Долгие годы на сценическую композицию Кандинского «Желтый звук» композиторы сочиняли музыку. Однако именно музыка Альберта Шнитке покорила мир. Идея синтеза нескольких видов искусства в одном произведении не случайна. Он высоко ценил «Прометея» А. Скрябина, «Картинки с выставки» М. Мусоргского. Он говорил, что в живописи есть музыка, ее надо услышать. Немного отойдя от темы, добавлю, что после безвременной кончины близкого друга Мусоргского художника и архитектора Виктора Гартмана состоялась выставка из 400 его работ. Выставка так потрясла композитора, что для каждой картины он сочинил цикл музыкальных произведений. В цикле из 11 фортепианных пьес нашли отражение картины с выставки. Позже французский композитор Морис Равель создал оркестровку цикла, которую и сегодня исполняют на симфонических концертах. В этом творении Мусоргского заложен глубокий смысл, это произведение о жизни и смерти. Цикл начинается картиной «Гном» и заканчивается картиной «Богатырские ворота».

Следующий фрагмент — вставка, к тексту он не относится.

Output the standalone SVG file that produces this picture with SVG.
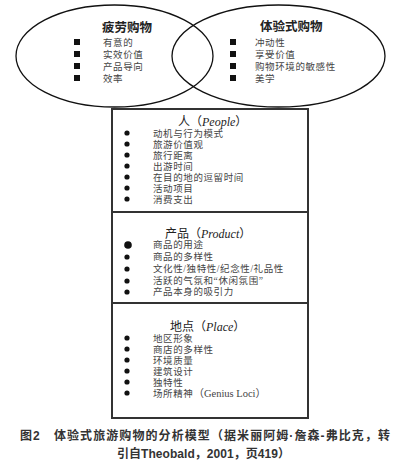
<svg xmlns="http://www.w3.org/2000/svg" width="400" height="468" viewBox="0 0 400 468">
<style>
.ell{fill:none;stroke:#111;stroke-width:1.3}
.box{fill:#fff;stroke:#333;stroke-width:2}
.div{stroke:#333;stroke-width:2}
.cn{font-family:"Liberation Serif","Noto Sans CJK SC",serif;font-size:9.5px;letter-spacing:0.6px;fill:#444}
.ttl{font-family:"Liberation Sans","Noto Sans CJK SC",sans-serif;font-size:12.5px;font-weight:bold;fill:#222}
.bt{font-family:"Liberation Serif","Noto Sans CJK SC",serif;font-size:12px;fill:#222}
.it{font-style:italic}
.lat{font-size:10.5px;letter-spacing:0}
.cap{font-family:"Liberation Sans","Noto Sans CJK SC",sans-serif;font-size:12px;font-weight:bold;fill:#333}
.sq{fill:#111}
.dot{fill:#111}
</style>
<rect width="400" height="468" fill="#fff"/>
<g id="box">
<rect class="box" x="112" y="109" width="196" height="309"/>
</g>
<g id="connectors">
<line class="div" x1="112" y1="212" x2="308" y2="212"/>
<line class="div" x1="112" y1="303" x2="308" y2="303"/>
</g>
<g id="fatigue">
<ellipse class="ell" cx="114.5" cy="56" rx="98.5" ry="51"/>
<text class="ttl" x="102" y="32">疲劳购物</text>
<rect class="sq" x="74" y="39" width="6" height="6"/>
<rect class="sq" x="74" y="51" width="6" height="6"/>
<rect class="sq" x="74" y="63" width="6" height="6"/>
<rect class="sq" x="74" y="75" width="6" height="6"/>
<text class="cn" x="103" y="46">有意的</text>
<text class="cn" x="103" y="58">实效价值</text>
<text class="cn" x="103" y="70">产品导向</text>
<text class="cn" x="103" y="82">效率</text>
</g>
<g id="experience">
<ellipse class="ell" cx="278.5" cy="56" rx="106.5" ry="51"/>
<text class="ttl" x="260" y="31">体验式购物</text>
<rect class="sq" x="230" y="39" width="6" height="6"/>
<rect class="sq" x="230" y="51" width="6" height="6"/>
<rect class="sq" x="230" y="63" width="6" height="6"/>
<rect class="sq" x="230" y="75" width="6" height="6"/>
<text class="cn" x="255" y="46">冲动性</text>
<text class="cn" x="255" y="58">享受价值</text>
<text class="cn" x="255" y="70">购物环境的敏感性</text>
<text class="cn" x="255" y="82">美学</text>
</g>
<g id="people">
<text class="bt" x="178" y="126">人（<tspan class="it">People</tspan>）</text>
<circle class="dot" cx="127" cy="133" r="2.6"/>
<circle class="dot" cx="127" cy="144" r="2.6"/>
<circle class="dot" cx="127" cy="155" r="2.6"/>
<circle class="dot" cx="127" cy="166" r="2.6"/>
<circle class="dot" cx="127" cy="177" r="2.6"/>
<circle class="dot" cx="127" cy="188" r="2.6"/>
<circle class="dot" cx="127" cy="199" r="2.6"/>
<text class="cn" x="153" y="137">动机与行为模式</text>
<text class="cn" x="153" y="148">旅游价值观</text>
<text class="cn" x="153" y="159">旅行距离</text>
<text class="cn" x="153" y="170">出游时间</text>
<text class="cn" x="153" y="181">在目的地的逗留时间</text>
<text class="cn" x="153" y="192">活动项目</text>
<text class="cn" x="153" y="203">消费支出</text>
</g>
<g id="product">
<text class="bt" x="165" y="238">产品（<tspan class="it">Product</tspan>）</text>
<circle class="dot" cx="128" cy="245" r="3.8"/>
<circle class="dot" cx="127" cy="257" r="2.6"/>
<circle class="dot" cx="127" cy="269" r="2.6"/>
<circle class="dot" cx="127" cy="281" r="2.6"/>
<circle class="dot" cx="127" cy="292" r="2.6"/>
<text class="cn" x="153" y="248">商品的用途</text>
<text class="cn" x="153" y="260">商品的多样性</text>
<text class="cn" x="153" y="272" letter-spacing="0">文化性/独特性/纪念性/礼品性</text>
<text class="cn" x="153" y="284">活跃的气氛和“休闲氛围”</text>
<text class="cn" x="153" y="295">产品本身的吸引力</text>
</g>
<g id="place">
<text class="bt" x="170" y="331">地点（<tspan class="it">Place</tspan>）</text>
<circle class="dot" cx="127" cy="338" r="2.6"/>
<circle class="dot" cx="127" cy="349" r="2.6"/>
<circle class="dot" cx="127" cy="360" r="2.6"/>
<circle class="dot" cx="127" cy="371" r="2.6"/>
<circle class="dot" cx="127" cy="382" r="2.6"/>
<circle class="dot" cx="127" cy="393" r="2.6"/>
<text class="cn" x="153" y="342">地区形象</text>
<text class="cn" x="153" y="353">商店的多样性</text>
<text class="cn" x="153" y="364">环境质量</text>
<text class="cn" x="153" y="375">建筑设计</text>
<text class="cn" x="153" y="386">独特性</text>
<text class="cn" x="153" y="397">场所精神<tspan class="lat">（Genius Loci）</tspan></text>
</g>
<g id="caption">
<text class="cap" x="20" y="440" textLength="370" lengthAdjust="spacing">图2　体验式旅游购物的分析模型（据米丽阿姆·詹森-弗比克，转</text>
<text class="cap" x="117" y="458" textLength="173" lengthAdjust="spacing">引自Theobald，2001，页419）</text>
</g>
</svg>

Вернемся к творчеству Кандинского. В своих картинах «Импровизация VII», «Композиция V», «Композиция VI», «Композиция VII» и другие он смог передать ритм и динамику фигуративными цветами. Арабский философ Аль Кинди говорил, что между отдельными цветами и мелодиями, с точки зрения вызываемых ими эмоций, существует известное соотношение.
По мнению некоторых искусствоведов, Кандинский не был синестетом. И все-таки не случайно, что краски, напоминающие хаотичный пейзаж, несут в себе глубокий смысл и цель. Картина «Композиция VII» – пик его творчества. Здесь, в основном, нашли отражение Библейские темы – судный день, райские сады. А на картине «Композиция VI», тема Всемирного потопа отражена в гармонии, пересечении геометрических линий, окружностей, цветов. Кандинский понимал, что цвета внутри различных геометрических фигур, линий могут создавать эмоции и настроения. Он настаивал, что геометрические формы желтого цвета причиняют боль глазу, как высокий звук трубы доставляет неудобство уху, в красном же много силы, страсти, энтузиазма. Он полагал, что оттенки фиолетового цвета соответствуют звучанию деревянных инструментов, а яркие цвета – медных. Ах, если бы простому зрителю удалось услышать музыку геометрических линий и цветов в его картинах.
Обратимся к мыслям видного теоретика, художника и педагога ХХ века швейцарца Иоганна Иттена: «Экспрессионисты Мунк, Кирхнер, Геккель, Нольде и художники группы «Синий всадник» (Кандинский, Марк, Макс, Клее) вновь пытались вернуть живописи ее психологическое и духовное содержание. Целью их творчества было желание выразить в цвете и форме свой внутренний духовный опыт. Кандинский начал писать беспредметные картины около 1908 года. Он утверждал, что каждый цвет обладает присущей ему духовно-выразительной ценностью, что позволяет передавать высшие эмоциональные переживания, не прибегая при этом к изображению реальных предметов. Интересно, что художники Кандинский, Марк Ротко, Адольф Вельфли, Франц Бюхлер и другие не давали название своим картинам. Например, что касается Марка Ротко, его отказ от придания смысла своим картинам путем придумывания глубокомысленных имен был сознательным. Он преследовал цель никоим образом не наталкивать зрителя на соображения об их содержании. Это довольно распространенная у абстракционистов стратегия…Картины Ротко – это не только холст и краски. Это его биография, его трагедия, его искания, пот и кровь, чувства и чувствительность, сомнения, терзания и боль, много боли». Ротко для своих картин придумывал такую формулировку: «Простое выражение сложной мысли». По этому поводу Кандинский говорил: «Возможно, было бы лучше, если бы вместо, «темно-зеленый» я писал, например, «Космические силы» или вместо «несколько кругов» – «круги бесконечности» … Вообще, я считаю названия необходимым злом, поскольку они также, как предмет, всегда ограничивают, вместо того чтобы расширять». Марсель Дюшан также поддерживал данную мысль: «Как только мы начинаем выражать свои мысли в форме слов и предложений, все искажается. Наш язык чертовски плох для этого, я пользуюсь им, потому что должен, но совершенно ему не доверяю. Мы никогда друг друга не понимаем».